Soft independent modelling of class analogies

Soft independent modelling by class analogy (SIMCA) is a statistical method for supervised classification of data. The method requires a training data set consisting of samples (or objects) with a set of attributes and their class membership. The term soft refers to the fact the classifier can identify samples as belonging to multiple classes and not necessarily producing a classification of samples into non-overlapping classes. == Method == In order to build the classification models, the samples belonging to each class need to be analysed using principal component analysis (PCA); only the significant components are retained. For a given class, the resulting model then describes either a line (for one Principal Component or PC), plane (for two PCs) or hyper-plane (for more than two PCs). For each modelled class, the mean orthogonal distance of training data samples from the line, plane, or hyper-plane (calculated as the residual standard deviation) is used to determine a critical distance for classification. This critical distance is based on the F-distribution and is usually calculated using 95% or 99% confidence intervals. New observations are projected into each PC model and the residual distances calculated. An observation is assigned to the model class when its residual distance from the model is below the statistical limit for the class. The observation may be found to belong to multiple classes and a measure of goodness of the model can be found from the number of cases where the observations are classified into multiple classes.
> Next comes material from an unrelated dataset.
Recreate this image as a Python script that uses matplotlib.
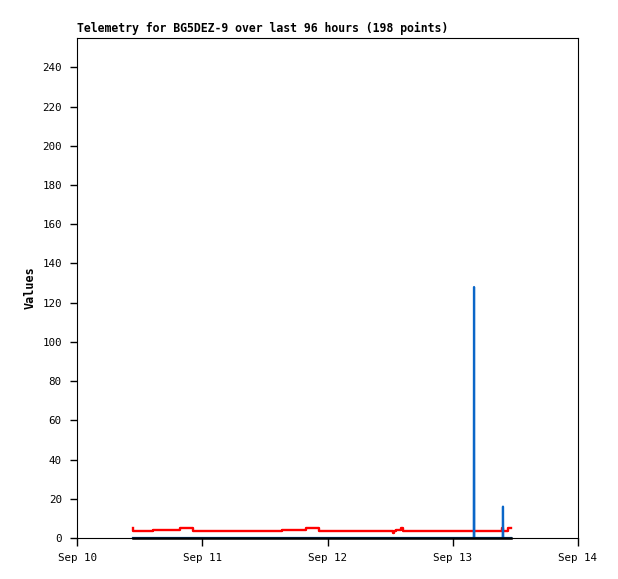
import matplotlib
matplotlib.use('Agg')
import matplotlib.pyplot as plt
import numpy as np
from datetime import datetime, timedelta

t0 = datetime(2024, 9, 10)

# tempos em dias a partir de Sep 10 00:00
red_days = [0.447, 0.450, 0.607, 0.822, 0.926, 1.637, 1.828, 1.930,
            2.520, 2.528, 2.547, 2.587, 2.603, 3.393, 3.398, 3.420, 3.440, 3.465]
red_vals = [5.0, 3.8, 4.2, 4.9, 3.8, 4.2, 4.9, 3.8,
            2.7, 3.8, 4.2, 4.9, 3.8, 5.0, 3.8, 3.8, 4.9, 4.9]

blue_days = [0.447, 3.168, 3.170, 3.172, 3.399, 3.401, 3.403, 3.465]
blue_vals = [0, 0, 128, 0, 0, 16, 0, 0]

black_days = [0.447, 3.465]
black_vals = [0, 0]

x_ticks = ['Sep 10', 'Sep 11', 'Sep 12', 'Sep 13', 'Sep 14']
y_ticks = list(range(0, 241, 20))


def to_dt(days):
    return [t0 + timedelta(days=d) for d in days]


plt.rcParams['font.family'] = 'DejaVu Sans Mono'

fig = plt.figure(figsize=(6.18, 5.79), dpi=100)
ax = fig.add_axes([77 / 618, 41 / 579, 501 / 618, 500 / 579])

ax.plot(to_dt(red_days), red_vals, color='#ff0000', lw=1.7, drawstyle='steps-post', zorder=3)
ax.plot(to_dt(blue_days), blue_vals, color='#0a66c8', lw=1.6, zorder=4)
ax.plot(to_dt(black_days), black_vals, color='black', lw=1.8, zorder=5, clip_on=False)

ax.set_xlim(t0, t0 + timedelta(days=4))
ax.set_ylim(0, 255)
ax.set_xticks(to_dt(range(5)))
ax.set_xticklabels(x_ticks, fontsize=7.8)
ax.set_yticks(y_ticks)
ax.set_yticklabels([str(v) for v in y_ticks], fontsize=7.8)
ax.tick_params(axis='y', direction='out', length=5, width=1, pad=6)
ax.tick_params(axis='x', direction='out', length=6, width=1, pad=5)
ax.set_ylabel('Values', fontsize=8.5, fontweight='bold', labelpad=4)
ax.set_title('Telemetry for BG5DEZ-9 over last 96 hours (198 points)',
             loc='left', fontsize=8.3, fontweight='bold', pad=4)
for s in ax.spines.values():
    s.set_linewidth(0.8)

fig.savefig('out.png', dpi=100)
plt.close()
The classification efficiency is usually indicated by Receiver operating characteristics. In the original SIMCA method, the ends of the hyper-plane of each class are closed off by setting statistical control limits along the retained principal components axes (i.e., score value between plus and minus 0.5 times score standard deviation). More recent adaptations of the SIMCA method close off the hyper-plane by construction of ellipsoids (e.g. Hotelling's T2 or Mahalanobis distance). With such modified SIMCA methods, classification of an object requires both that its orthogonal distance from the model and its projection within the model (i.e. score value within the region defined by the ellipsoid) are not significant. == Application == SIMCA as a method of classification has gained widespread use especially in applied statistical fields such as chemometrics and spectroscopic data analysis.